Taguchi estimates Toyota will sell about 1.8 million units in the U.S., about a 4% increase.

He sees most future growth spurred by SUVs, cross/utility vehicles and pickups and is impressed by the diversity of new models being offered as auto makers broaden their lineups.

“Even though we all talk about reducing costs by having fewer platforms, we still are producing more and diverse models,” says Taguchi in an exclusive interview with Ward's.

He adds that the Tundra, introduced in 1999, now has 4.5% of the fullsize pickup market and has become an important Toyota model, but it's competing with established U.S. brands in a loyalty-strong segment.

“Pickup customer loyalty is very strong, which makes things more challenging for us,” he says.

Luxury buyers are becoming more discerning. “Baby Boomers are more prosperous than previous generations and are looking for higher-end products,” says Taguchi. Toyota's Lexus continues to be the top-selling luxury brand in the U.S.

He anticipates growing demand for navigation systems, priced from $1,830 to $3,000.

Taguchi says the main problem for Toyota in the U.S. will be maintaining quality and competitiveness in a market where brand loyalty is strong and the nationality of a vehicle has less meaning.

The North American market now is crowded by more foreign auto makers than ever, with market shares in October of 61.9% for the U.S. Big Three, 27.8% for the Japanese makers, 6.8% for the Europeans and 3.5% for the Koreans.

He doesn't minimize the threat from Big Three rivals. “They are formidable contenders with a big customer base.”

Keep On Truckin'

Honda does that — without pickups.


TORRANCE, CA — Honda is on a record-setting roll in the U.S. that shows no sign of ending.

“Our goal this year is sales of 1.23 million, divided 1.06 million for Honda and 175,000 for Acura, both all-time records,” says Tom Elliott, executive vice president of American Honda Motor Co. Inc..

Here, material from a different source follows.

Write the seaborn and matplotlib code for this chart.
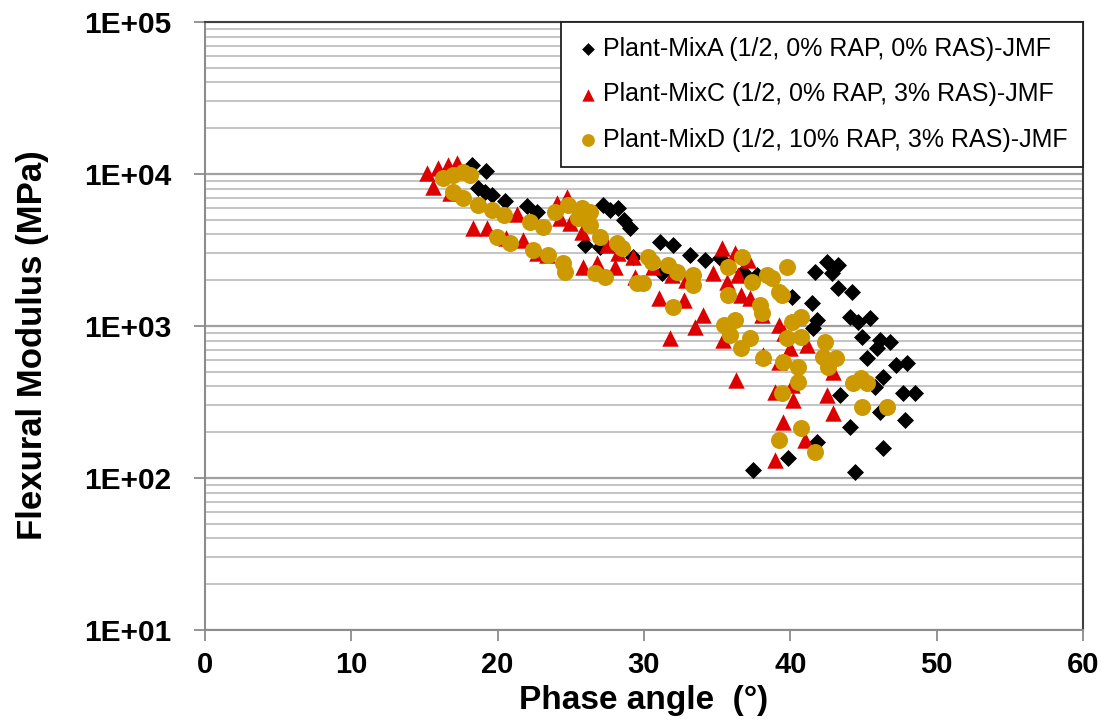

This would follow nine all-time sales records set last year by American Honda, and a possible third set in 2003 when sales are expected to climb about 4%.

“For us, the growth opportunities are in light trucks,” says Elliott, referring to Honda's truck-based SUVs. “Ten years ago we didn't sell any. This year our light truck sales will be up 30% to 400,000 and next year will be close to 450,000.”

Honda set a new record in launches this year as well with the introduction of five new models: the Civic Si, Civic hybrid, Pilot, Accord and Element.

The company's sales mix still favors passenger cars two-to-one over trucks compared with the overall U.S. market, which is roughly 50-50. Elliott sees Honda's truck share hitting 40% in a few years.

No pickups are in the lineup. Asked whether Honda will join Toyota and Nissan in the fullsize pickup market, Elliott cautions that it would require a new plant, plus a huge financial commitment for a product basically salable only in the U.S. and Canada.

“It's not in any near-term plans, but at some point in the future it has to be looked at,” he says.

Meanwhile Honda and Acura dealerships across the country being upgraded and expanded as part of a company program, says Honda Executive Vice President Richard G. Colliver. “The facilities were adequate in the mid-'80s when we were selling 500,000 units a year,” says Colliver.

He says new stores from company designs will be customer friendly, warm and have signage that readily identify them as Honda dealerships.

Nissan Ends “Vicious Cycle”

Comeback kid hopes to move a record 850,000 vehicles out of U.S. showrooms.


GARDENA, CA — Rebuilding a corporate and brand image, expanding sales and boosting market share is never easy, but its especially hard now in the U.S., with consumers intimidated by war fears and a sluggish economy.

Even so, Nissan North American Inc. President Norio Matsumura feels a good start has been made. He is confident that, after operating more than four decades in North America, Nissan is now on track again and poised for nothing less than a successful comeback and then some.

Gone is the “vicious cycle” of the past, described by Matsumura as “wrong products and lower residual values.” The turnaround, fueled by what he calls “people, product and President (Carlos Ghosn),” began in 1999.

U.S. sales this year are expected to reach 760,000 vehicles, up 8% from last year and closing in on the 1994 peak of 774,405. Next year, Nissan expects to move a record 850,000 cars and trucks out of showrooms in the U.S., which customarily provides around 75% of total North American sales.

Sights have been raised above the peak 5.2% market share reached in the U.S. in 1995. Matsumura foresees a 6% share for Nissan no later than 2005.

North America is vital to Nissan's recovery, providing 40% of the auto maker's global sales in fiscal 2001, up from 25.8% in 1998. In each of the last three fiscal years, sales in North America have exceeded those in Japan and nearly doubled those in Europe.

Industry analysts say North America supplied about 75% of Nissan's total corporate profits in fiscal 2000 and record earnings in fiscal 2001.

Matsumura gives much credit to “the clear direction and strategy provided by Carlos Ghosn. Everyone now knows where we are and where we are going.”

But the comeback has been rough. He deplores the “deformation” of the U.S. market by high sales incentives.